FOLLOWING several boom-and-bust cycles over the last 25 years, Pakistan’s economy is once again in a challenging situation. Public-sector deficits and losses in state-owned companies ballooned in recent years as successive governments have been unable to increase revenues.
Government borrowing — both domestic and international — to cover the fiscal gaps gave rise to a heavy debt and a growing share of the budget for servicing debt. Interest payments alone now absorb around 25 per cent of the government revenue, leaving the government with little money for much-needed spending on development, like public health, education or infrastructure.

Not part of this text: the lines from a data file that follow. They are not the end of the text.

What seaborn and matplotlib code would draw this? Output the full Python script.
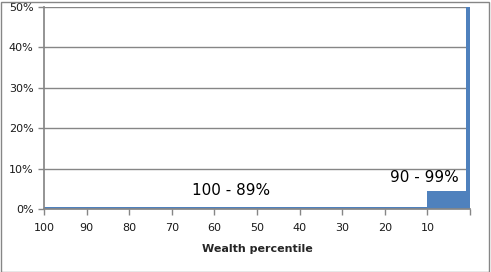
import matplotlib
matplotlib.use("Agg")
import matplotlib.pyplot as plt
import seaborn as sns
import numpy as np
from matplotlib.patches import Rectangle
from matplotlib.ticker import FuncFormatter

sns.set_theme(style="white")
plt.rcParams['font.family'] = ['DejaVu Sans']

# Data: wealth percentile groups (edges from top) and share of wealth
bin_edges = [0, 1, 10, 100]
group_mid = [0.5, 5.5, 55]
wealth_share = [50.0, 4.5, 0.4]
x_ticks = [100, 90, 80, 70, 60, 50, 40, 30, 20, 10]
y_ticks = [0, 10, 20, 30, 40, 50]
label_texts = ["100 - 89%", "90 - 99%"]

fig = plt.figure(figsize=(4.91, 2.72), dpi=100)
ax = fig.add_axes([44/491, 1-209/272, (470-44)/491, (209-7)/272])

sns.histplot(x=group_mid, weights=wealth_share, bins=bin_edges, ax=ax,
             color="#4F81BD", alpha=1, edgecolor="none", linewidth=0, stat="count")

ax.set_xlim(100, 0)
ax.set_ylim(0, 50)
ax.set_xticks(x_ticks + [0])
ax.set_xticklabels([str(t) for t in x_ticks] + [""])
ax.set_yticks(y_ticks)
ax.yaxis.set_major_formatter(FuncFormatter(lambda v, p: f"{int(v)}%"))
ax.yaxis.grid(True, color="#868686", linewidth=1)
ax.set_axisbelow(True)
for s in ["top", "right"]:
    ax.spines[s].set_visible(False)
ax.spines["left"].set_color("#868686")
ax.spines["bottom"].set_color("#868686")
ax.tick_params(axis="x", pad=6)
ax.tick_params(axis="both", which="both", direction="out", length=4, width=1,
               color="#868686", labelsize=8, labelcolor="#1a1a1a",
               bottom=True, left=True)
ax.set_ylabel("")
ax.set_xlabel("Wealth percentile", fontsize=8, fontweight="bold", labelpad=8)

ax.text(56, 4.7, label_texts[0], fontsize=11, ha="center", va="center", color="black")
ax.text(2.6, 7.8, label_texts[1], fontsize=11, ha="right", va="center", color="black")

fig.patches.append(Rectangle((1/491, 0.5/272), 488/491, 270/272, transform=fig.transFigure,
                             fill=False, edgecolor="#868686", linewidth=1))

fig.savefig("out.png", dpi=100)
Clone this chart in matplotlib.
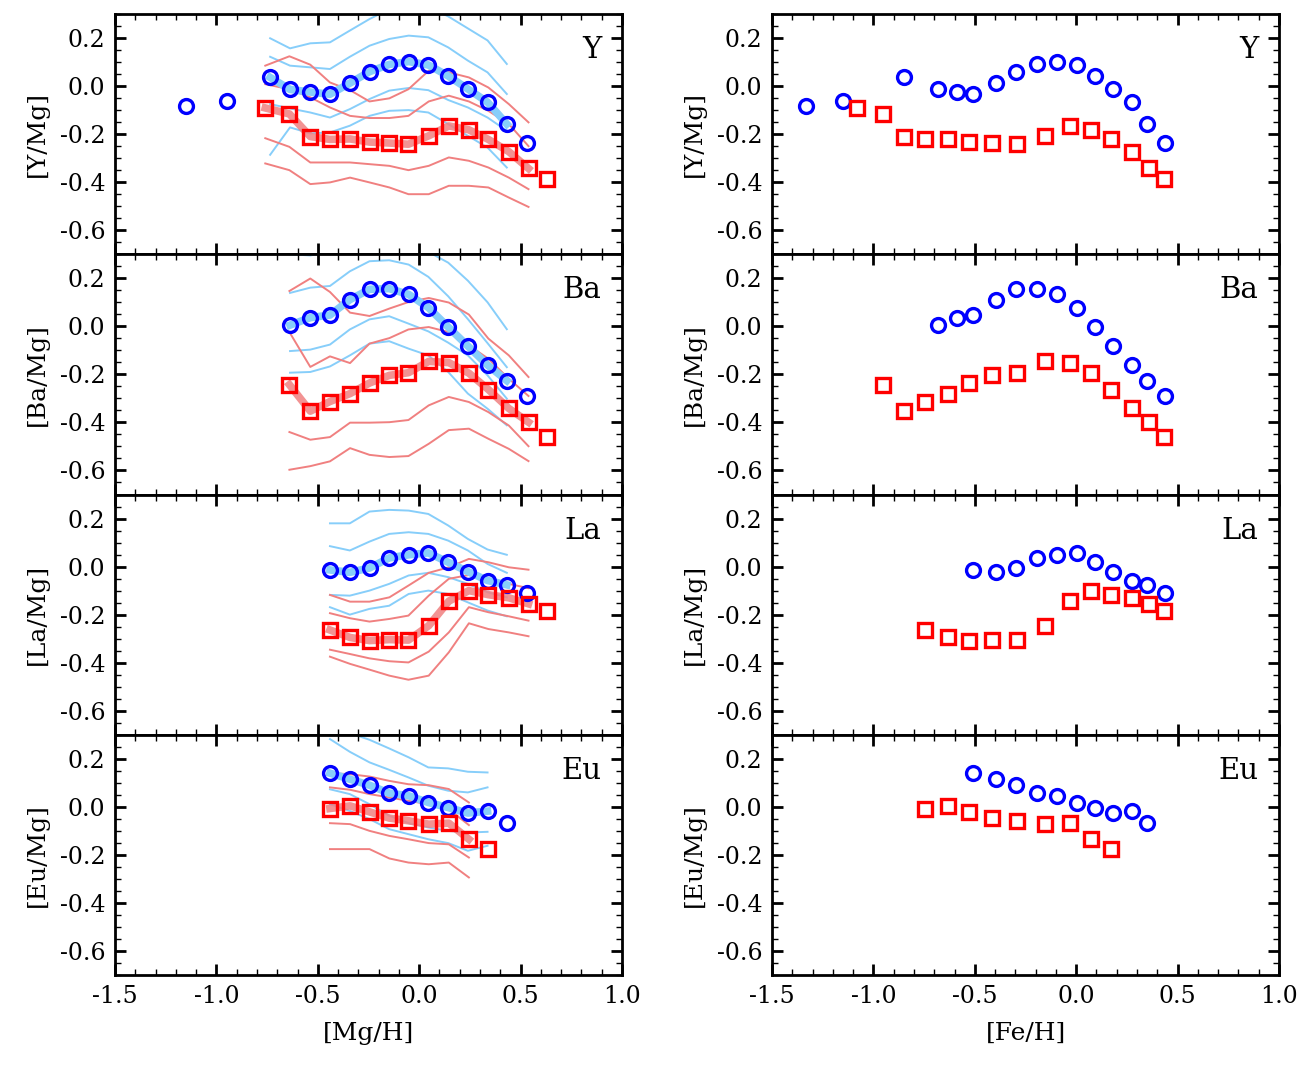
import matplotlib.pyplot as plt
from matplotlib.ticker import MultipleLocator

plt.rcParams['font.family'] = ['DejaVu Serif']
plt.rcParams['axes.unicode_minus'] = False

# bin centres of the two samples, in [Mg/H] and in [Fe/H]
mgh_blue = [-1.15, -0.95, -0.735, -0.637, -0.537, -0.44, -0.342, -0.245, -0.148,
            -0.052, 0.045, 0.143, 0.24, 0.337, 0.432, 0.531]
feh_blue = [-1.33, -1.15, -0.85, -0.68, -0.588, -0.51, -0.397, -0.295, -0.193,
            -0.095, 0.004, 0.093, 0.18, 0.275, 0.349, 0.438]
mgh_red = [-0.759, -0.64, -0.537, -0.44, -0.341, -0.245, -0.147, -0.053, 0.047,
           0.146, 0.245, 0.341, 0.442, 0.539, 0.631]
feh_red = [-1.082, -0.955, -0.85, -0.748, -0.633, -0.528, -0.414, -0.293, -0.154,
           -0.032, 0.074, 0.174, 0.275, 0.359, 0.433]

elements = ['Y', 'Ba', 'La', 'Eu']

# binned abundances (circles / squares)
blue_Y = [-0.083, -0.062, 0.036, -0.014, -0.025, -0.034, 0.012, 0.06, 0.09, 0.102,
          0.088, 0.042, -0.012, -0.067, -0.158, -0.237]
red_Y = [-0.091, -0.116, -0.21, -0.222, -0.22, -0.233, -0.237, -0.242, -0.207,
         -0.166, -0.182, -0.222, -0.273, -0.343, -0.388]
blue_Ba = [0.005, 0.036, 0.047, 0.111, 0.154, 0.157, 0.133, 0.078, -0.003, -0.082,
           -0.161, -0.226, -0.29]
red_Ba = [-0.243, -0.353, -0.313, -0.28, -0.236, -0.204, -0.193, -0.146, -0.151,
          -0.195, -0.263, -0.342, -0.399, -0.461]
blue_La = [-0.014, -0.024, -0.006, 0.036, 0.049, 0.057, 0.018, -0.021, -0.058,
           -0.076, -0.11]
red_La = [-0.264, -0.295, -0.308, -0.304, -0.306, -0.246, -0.144, -0.1, -0.117,
          -0.13, -0.155, -0.186]
blue_Eu = [0.14, 0.115, 0.09, 0.057, 0.046, 0.018, -0.003, -0.026, -0.018, -0.068]
red_Eu = [-0.007, 0.004, -0.021, -0.047, -0.058, -0.072, -0.068, -0.135, -0.176]

# first bin of each set of points
blue_start = {'Y': 0, 'Ba': 3, 'La': 5, 'Eu': 5}
red_start = {'Y': 0, 'Ba': 1, 'La': 3, 'Eu': 3}
# model curves start here
blue_line_start = {'Y': 2, 'Ba': 3, 'La': 5, 'Eu': 5}
red_line_start = {'Y': 0, 'Ba': 1, 'La': 3, 'Eu': 3}

# model percentile curves (thin lines), [Mg/H] panels only
blue_band_Y = [
    [0.199, 0.157, 0.178, 0.182, 0.231, 0.279, 0.32, 0.34, 0.33, 0.29, 0.24, 0.19, 0.092],
    [0.122, 0.085, 0.078, 0.071, 0.122, 0.168, 0.196, 0.21, 0.203, 0.161, 0.106, 0.057, -0.033],
    [-0.075, -0.093, -0.11, -0.131, -0.096, -0.054, -0.019, -0.008, -0.017, -0.058, -0.089, -0.131, -0.186],
    [-0.286, -0.172, -0.197, -0.193, -0.165, -0.124, -0.103, -0.1, -0.11, -0.158, -0.207, -0.256, -0.339],
]
red_band_Y = [
    [0.085, 0.124, 0.089, 0.015, -0.017, -0.064, -0.051, -0.013, 0.064, 0.057, 0.036, -0.006, -0.075, -0.151],
    [0.008, -0.013, -0.047, -0.089, -0.124, -0.133, -0.133, -0.124, -0.064, -0.04, -0.064, -0.103, -0.158, -0.25],
    [-0.217, -0.253, -0.318, -0.318, -0.318, -0.325, -0.332, -0.35, -0.332, -0.297, -0.311, -0.339, -0.381, -0.429],
    [-0.322, -0.35, -0.408, -0.401, -0.381, -0.401, -0.422, -0.45, -0.45, -0.415, -0.415, -0.422, -0.464, -0.503],
]
blue_band_Ba = [
    [0.30, 0.295, 0.31, 0.33, 0.35, 0.35, 0.34, 0.31, 0.265, 0.19, 0.10, -0.012],
    [0.139, 0.161, 0.168, 0.229, 0.271, 0.275, 0.257, 0.206, 0.125, 0.03, -0.07, -0.17],
    [-0.103, -0.097, -0.076, -0.013, 0.029, 0.042, 0.011, -0.021, -0.068, -0.121, -0.204, -0.301],
    [-0.193, -0.19, -0.167, -0.121, -0.072, -0.062, -0.093, -0.121, -0.19, -0.28, -0.343, -0.412],
]
red_band_Ba = [
    [0.147, 0.199, 0.143, 0.057, 0.043, 0.074, 0.101, 0.118, 0.099, 0.049, -0.051, -0.121, -0.211],
    [-0.024, -0.169, -0.125, -0.153, -0.072, -0.049, -0.013, -0.003, -0.024, -0.079, -0.135, -0.218, -0.29],
    [-0.44, -0.472, -0.461, -0.401, -0.401, -0.399, -0.39, -0.329, -0.294, -0.315, -0.357, -0.413, -0.499],
    [-0.597, -0.582, -0.562, -0.507, -0.535, -0.544, -0.54, -0.489, -0.432, -0.426, -0.468, -0.51, -0.561],
]
blue_band_La = [
    [0.18, 0.18, 0.229, 0.236, 0.233, 0.219, 0.171, 0.115, 0.071, 0.049],
    [0.085, 0.067, 0.104, 0.136, 0.143, 0.136, 0.108, 0.067, 0.011, -0.026],
    [-0.118, -0.121, -0.1, -0.072, -0.037, -0.026, -0.044, -0.072, -0.107, -0.128],
    [-0.169, -0.2, -0.176, -0.163, -0.114, -0.1, -0.114, -0.149, -0.183, -0.207],
]
red_band_La = [
    [-0.118, -0.146, -0.146, -0.128, -0.079, -0.026, -0.003, 0.032, 0.018, -0.003, -0.013],
    [-0.194, -0.215, -0.229, -0.218, -0.204, -0.121, -0.051, -0.035, -0.058, -0.072, -0.09],
    [-0.346, -0.364, -0.382, -0.394, -0.399, -0.354, -0.274, -0.169, -0.19, -0.207, -0.225],
    [-0.375, -0.405, -0.429, -0.454, -0.471, -0.454, -0.357, -0.236, -0.26, -0.274, -0.29],
]
blue_band_Eu = [
    [0.338, 0.307, 0.279, 0.243, 0.206, 0.164, 0.16, 0.146, 0.143],
    [0.282, 0.229, 0.185, 0.154, 0.122, 0.088, 0.067, 0.06, 0.081],
    [0.073, 0.053, 0.011, -0.037, -0.068, -0.086, -0.1, -0.107, -0.104],
    [0.011, -0.017, -0.051, -0.093, -0.114, -0.135, -0.151, -0.183, -0.162],
]
red_band_Eu = [
    [0.14, 0.136, 0.126, 0.108, 0.094, 0.09, 0.074, 0.018],
    [0.081, 0.071, 0.053, 0.039, 0.025, 0.011, -0.01, -0.076],
    [-0.068, -0.072, -0.1, -0.121, -0.135, -0.151, -0.156, -0.211],
    [-0.176, -0.176, -0.176, -0.215, -0.232, -0.239, -0.232, -0.294],
]

blue_pts = {'Y': blue_Y, 'Ba': blue_Ba, 'La': blue_La, 'Eu': blue_Eu}
red_pts = {'Y': red_Y, 'Ba': red_Ba, 'La': red_La, 'Eu': red_Eu}
blue_bands = {'Y': blue_band_Y, 'Ba': blue_band_Ba, 'La': blue_band_La, 'Eu': blue_band_Eu}
red_bands = {'Y': red_band_Y, 'Ba': red_band_Ba, 'La': red_band_La, 'Eu': red_band_Eu}

light_blue = '#87cefa'
light_red = '#f08080'

W, H = 1316, 1067
fig = plt.figure(figsize=(W / 100, H / 100), dpi=100)

col_left = [115, 772]
col_w = 507
top, bottom = 14, 975
row_h = (bottom - top) / 4


def style_axes(ax, last_row):
    ax.set_xlim(-1.5, 1.0)
    ax.set_ylim(-0.7, 0.3)
    ax.xaxis.set_major_locator(MultipleLocator(0.5))
    ax.xaxis.set_minor_locator(MultipleLocator(0.1))
    ax.yaxis.set_major_locator(MultipleLocator(0.2))
    ax.yaxis.set_minor_locator(MultipleLocator(0.05))
    ax.tick_params(which='both', direction='in', top=True, right=True, labelsize=17)
    ax.tick_params(which='major', length=8, width=2, pad=7)
    ax.tick_params(which='minor', length=4, width=1)
    ax.set_yticks([-0.6, -0.4, -0.2, 0.0, 0.2])
    ax.set_yticklabels(['-0.6', '-0.4', '-0.2', '0.0', '0.2'])
    if last_row:
        ax.set_xticks([-1.5, -1.0, -0.5, 0.0, 0.5, 1.0])
        ax.set_xticklabels(['-1.5', '-1.0', '-0.5', '0.0', '0.5', '1.0'])
    else:
        ax.tick_params(labelbottom=False)
    for s in ax.spines.values():
        s.set_linewidth(2)


for i, el in enumerate(elements):
    last = i == len(elements) - 1
    y_frac = (H - bottom + (3 - i) * row_h) / H
    for j, (xb, xr) in enumerate([(mgh_blue, mgh_red), (feh_blue, feh_red)]):
        ax = fig.add_axes([col_left[j] / W, y_frac, col_w / W, row_h / H])
        bs, rs = blue_start[el], red_start[el]
        bp, rp = blue_pts[el], red_pts[el]
        if j == 0:
            # thin percentile curves
            bls = blue_line_start[el]
            for line in blue_bands[el]:
                ax.plot(xb[bls:bls + len(line)], line, color=light_blue, lw=1.4, zorder=1)
            rls = red_line_start[el]
            for line in red_bands[el]:
                ax.plot(xr[rls:rls + len(line)], line, color=light_red, lw=1.4, zorder=1)
            # thick median curves
            nb = len(blue_bands[el][0])
            ax.plot(xb[bls:bls + nb], bp[bls - bs:bls - bs + nb], color=light_blue,
                    lw=5.5, zorder=2)
            nr = len(red_bands[el][0])
            ax.plot(xr[rls:rls + nr], rp[rls - rs:rls - rs + nr], color=light_red,
                    lw=5.5, alpha=0.85, zorder=2)
        ax.plot(xb[bs:bs + len(bp)], bp, 'o', ms=10, mfc='none', mec='blue', mew=2.4,
                zorder=3)
        ax.plot(xr[rs:rs + len(rp)], rp, 's', ms=9.5, mfc='none', mec='red', mew=2.4,
                zorder=3)
        style_axes(ax, last)
        ax.text(0.96, 0.85, el, transform=ax.transAxes, ha='right', va='center',
                fontsize=21)
        ax.set_ylabel('[%s/Mg]' % el, fontsize=18, labelpad=8)
        if last:
            ax.set_xlabel('[Mg/H]' if j == 0 else '[Fe/H]', fontsize=18, labelpad=10)

fig.savefig('out.png', dpi=100)
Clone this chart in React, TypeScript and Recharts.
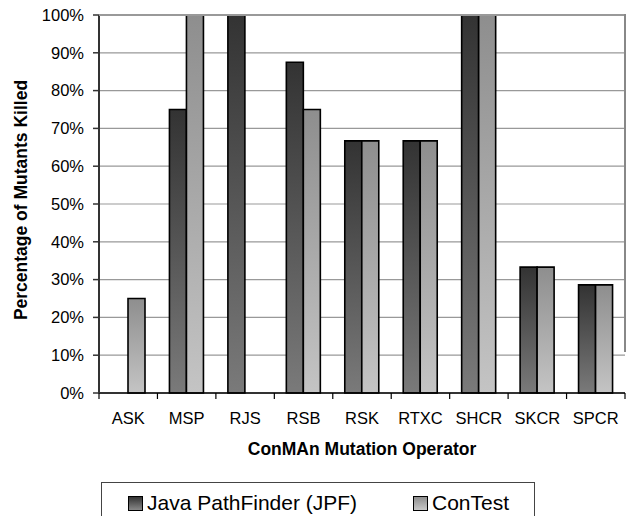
import React from 'react';
import { BarChart, Bar, XAxis, YAxis, CartesianGrid, Label } from 'recharts';

const categories = ['ASK', 'MSP', 'RJS', 'RSB', 'RSK', 'RTXC', 'SHCR', 'SKCR', 'SPCR'];
const jpfValues = [0, 75, 100, 87.5, 66.7, 66.7, 100, 33.3, 28.6];
const contestValues = [25, 100, 0, 75, 66.7, 66.7, 100, 33.3, 28.6];
const yTicks = [0, 10, 20, 30, 40, 50, 60, 70, 80, 90, 100];
const seriesNames = ['Java PathFinder (JPF)', 'ConTest'];

const data = categories.map((c, i) => ({ name: c, jpf: jpfValues[i], contest: contestValues[i] }));

const W = 629;
const H = 516;
const LEFT = 99;
const RIGHT_MARGIN = 4;
const TOP = 15;
const BOTTOM = 393;
const HALF_BAND = (W - LEFT - RIGHT_MARGIN) / categories.length / 2;
const FONT = 'Arial, "Liberation Sans", sans-serif';

const XTick = (props: any) => {
  const { x, y, payload, index } = props;
  const last = index === categories.length - 1;
  return (
    <g>
      <line x1={x - HALF_BAND} y1={y} x2={x - HALF_BAND} y2={y + 6} stroke="#000" strokeWidth={1.2} />
      {last && <line x1={x + HALF_BAND} y1={y} x2={x + HALF_BAND} y2={y + 6} stroke="#000" strokeWidth={1.2} />}
      <text x={x} y={y + 19} dy="0.71em" textAnchor="middle" fontSize={16.5} fontFamily={FONT} fill="#000">
        {payload.value}
      </text>
    </g>
  );
};

export default function App() {
  return (
    <div style={{ position: 'absolute', left: 0, top: 0, width: W, height: H, overflow: 'hidden', background: '#fff' }}>
      <BarChart
        width={W}
        height={H}
        data={data}
        margin={{ top: TOP, right: RIGHT_MARGIN, left: 0, bottom: H - BOTTOM - 40 }}
        barGap={0}
        barSize={17}
      >
        <defs>
          <linearGradient id="gJpf" x1="0" y1="0" x2="0" y2="1">
            <stop offset="0%" stopColor="#333333" />
            <stop offset="100%" stopColor="#7a7a7a" />
          </linearGradient>
          <linearGradient id="gCon" x1="0" y1="0" x2="0" y2="1">
            <stop offset="0%" stopColor="#8e8e8e" />
            <stop offset="100%" stopColor="#c4c4c4" />
          </linearGradient>
        </defs>
        <CartesianGrid vertical={false} stroke="#999" strokeWidth={1.2} />
        <XAxis
          dataKey="name"
          height={40}
          tickSize={0}
          tickMargin={0}
          tick={<XTick />}
          axisLine={{ stroke: '#000', strokeWidth: 1.5 }}
          interval={0}
        >
          <Label
            content={() => (
              <text x={(LEFT + W - RIGHT_MARGIN) / 2} y={455} textAnchor="middle" fontSize={17.5} fontWeight="bold" fontFamily={FONT} fill="#000">
                ConMAn Mutation Operator
              </text>
            )}
          />
        </XAxis>
        <YAxis
          width={LEFT}
          domain={[0, 100]}
          ticks={yTicks}
          interval={0}
          tickFormatter={(v: number) => `${v}%`}
          tickSize={6}
          tickMargin={9}
          tick={{ fontSize: 16.5, fontFamily: FONT, fill: '#000' }}
          tickLine={{ stroke: '#333', strokeWidth: 1.5 }}
          axisLine={{ stroke: '#333', strokeWidth: 2 }}
        >
          <Label
            content={() => (
              <text
                x={21}
                y={200}
                transform="rotate(-90 21 200)"
                textAnchor="middle"
                dominantBaseline="central"
                fontSize={17.5}
                fontWeight="bold"
                fontFamily={FONT}
                fill="#000"
              >
                Percentage of Mutants Killed
              </text>
            )}
          />
        </YAxis>
        <Bar dataKey="jpf" name={seriesNames[0]} fill="url(#gJpf)" stroke="#000" strokeWidth={1.6} isAnimationActive={false} />
        <Bar dataKey="contest" name={seriesNames[1]} fill="url(#gCon)" stroke="#000" strokeWidth={1.6} isAnimationActive={false} />
      </BarChart>
      <div style={{ position: 'absolute', left: LEFT, top: TOP - 1, width: W - LEFT - RIGHT_MARGIN + 1, height: 2, background: '#999' }} />
      <div style={{ position: 'absolute', left: W - RIGHT_MARGIN - 1, top: TOP - 1, width: 2, height: 338, background: '#888' }} />
      <div
        style={{
          position: 'absolute',
          left: 101,
          top: 482,
          width: 434,
          height: 60,
          border: '1.5px solid #444',
          boxSizing: 'border-box',
          fontFamily: FONT,
          fontSize: 21,
          color: '#000',
        }}
      >
        {[0, 1].map((i) => (
          <div key={i} style={{ position: 'absolute', left: i === 0 ? 26 : 311, top: 8, display: 'flex', alignItems: 'center', whiteSpace: 'nowrap', lineHeight: '24px' }}>
            <span
              style={{
                display: 'inline-block',
                width: 15,
                height: 15,
                border: '1.5px solid #000',
                boxSizing: 'border-box',
                background: i === 0 ? 'linear-gradient(#333, #888)' : 'linear-gradient(#8e8e8e, #c8c8c8)',
                marginRight: 4,
              }}
            />
            <span>{seriesNames[i]}</span>
          </div>
        ))}
      </div>
    </div>
  );
}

The budget deficits together with the central bank’s focus on keeping a constant exchange rate and the lack of structural reforms, led to a steady loss of competitiveness and a surge in the trade deficit. Despite the foreign borrowing, the central bank had to dip into its reserves to finance imports, dropping to precariously low levels. Weak and unbalanced policies skewed growth towards consumption, while the difficult business environment continued to discourage productive investment and job creation while fostering a large informal economy.
Without a substantial change of direction, financial and economic stability was at risk, causing higher unemployment, higher inflation and debt-servicing problems.
The government’s programme is the right response to Pakistan’s urgent economic needs.
To address these challenges, the government has developed a comprehensive three-year programme to stabilise the economy and lay the foundation for robust and balanced growth. If the programme is implemented with full determination, it will help put the economy on the path to stability and prosperity.
The government’s programme focuses on three priorities. First, significantly improve revenues at federal and provincial levels to reduce the budget deficit, by broadening the tax base while maintaining the current tax rates. This necessitates the elimination of exemptions and preferential tax treatment for many industries, and individuals since only 1pc of Pakistanis pay income tax.
In addition, a major effort is needed to fight tax evasion and improve compliance, in particular to document the economy. The additional revenue generated from these policies will enable greater social and infrastructure investment critical for Pakistan’s development.
Second, allow the exchange rate to be market-determined, as has been done by so many emerging markets, rather than continue borrowing resources to maintain a certain level that only benefited imports and not local industry. A flexible and competitive exchange rate will support domestic producers and exporters by giving them fairer price for their goods — it will also help rebuild central bank reserves to provide a buffer against external shocks. The new regime will also help develop the financial markets, which is critical to supporting growth. A strengthened and more independent central bank will guide monetary policy to contain inflation, which hurts disproportionately the poor, and reduce uncertainty.
Third, protect vulnerable groups by increasing spending on social safety nets. The government’s programme strengthens the Benazir Income Support Programme by increasing allocations by 80pc, finalising the updates on the National Socio-Economic Registry and expanding coverage of beneficiaries. The Conditional Cash Transfer programme will also be expanded — as will be support to insulate the poorest households from any adverse impact of these necessary reforms. The government has factored in continual reassessment (and upscaling, if needed) of social spending levels as policies take hold.
In parallel with these policy priorities, the government will make a concerted push to address long-standing structural issues that perennially hold back economic growth. This includes reforms to strengthen government institutions and increase the trust Pakistanis have in them over time.
A key element to this much-needed trust is creating a more transparent business and investment climate, including by: (a) streamlining regulations; (b) simplifying the process to pay taxes; (c) bringing greater transparency and accountability in public spending; (d) reforming the energy sector including the automatic implementation of regulatory decisions; and (e) improving governance at state-owned enterprises.
The IMF, together with other international partners, is working closely with the government to implement these policies and reforms, sending a strong signal to the international community that underlying issues can be resolved and economic prospects can be improved. It is very welcome that along with the Fund and other IFIs, key bilateral lenders, including China, Saudi Arabia and the UAE are also committed to providing financing to support the authorities’ efforts in reforming the economy, amounting to over $38 billion during 2019-22. This level of support should also encourage additional financing and investment from the private sector.
The people of Pakistan might understandably retain scepticism about the programme. Several past IMF-supported programmes were not completed in the past or when completed the policies were quickly reversed. Which is why, a determined implementation to overcome entrenched resistance to reforms will be so critical to rebuilding public trust. The government recognises this; it has developed a plan that is adapted to the unique circumstances of Pakistan and has already begun implementing many of the policies. We, too, recognise this. The government’s commitment gives us optimism that this time it will be different.
The writer is director of the Middle East and Central Asia Department, International Monetary Fund.